17.02 Jacqueline Galant, ministre: Monsieur Hellings, la cour d’appel n’a statué que sur la forme (motifs procéduraux). L’appel incident de l’État a été considéré comme irrecevable. La cour d’appel n’a donc abordé aucune des questions de fond du litige.

L’ordonnance de référé du tribunal de première instance de Bruxelles du 31 juillet 2014 est, selon l’État belge, partie erronément du postulat qu’une instruction est un plan au sens de la loi du 13 février 2006. Cette position a pour conséquence une incohérence dans les délais d’exécution. En effet, l’État s’est vu imposer la mise en place de nouvelles routes dans un délai de trois mois. Or, la durée moyenne d’une consultation du public est estimée entre six et douze mois.

La question doit, par conséquent, être préalablement vidée au fond.
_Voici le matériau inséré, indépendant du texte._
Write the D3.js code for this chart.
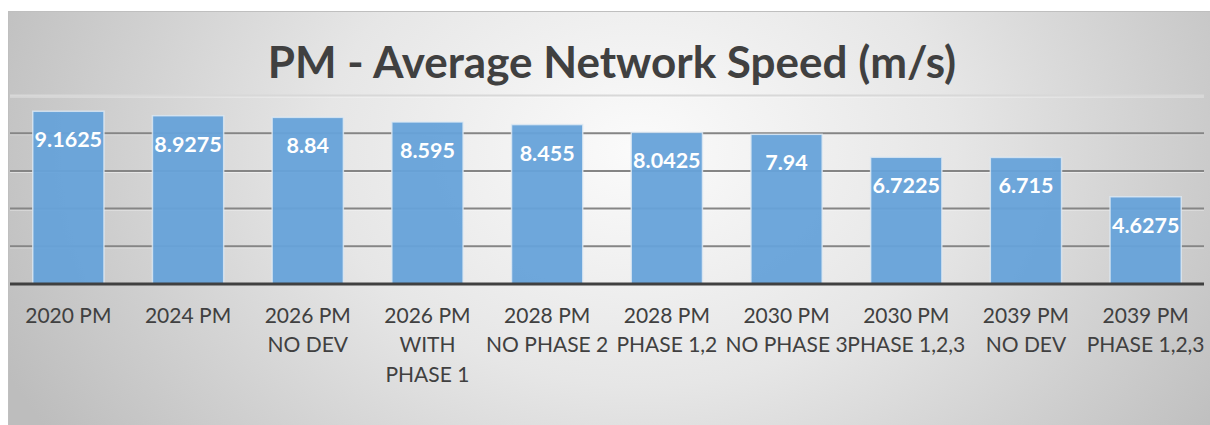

En ce qui concerne l’impact du projet de loi, je demande de ne pas tenir compte de la version fuitée dans la presse, celle-ci ayant fortement évolué depuis juillet. Je rappelle qu’il s’agissait d’un document de travail toujours en discussion et non finalisé. Il doit avant tout être débattu dans la sérénité avec les partenaires du gouvernement. La question de la consultation publique sera respectueuse de la législation belge et européenne en la matière.

17.03 Benoit Hellings (Ecolo-Groen): Madame la ministre, je vous remercie pour votre réponse. Pour ce qui est de la concertation avec les Régions et donc l’établissement d’un accord de coopération pour garantir la fiabilité et la viabilité de votre vliegwet, la consultation et la concertation avec le public des trois Régions sont nécessaires.

En l’absence de concertation avec les Régions et le public, vous risquez, devant la Cour constitutionnelle, de voir la loi, à laquelle vous travaillez intensément depuis quelques semaines, annulée par la Cour. Ce serait dommage sur un dossier aussi sensible.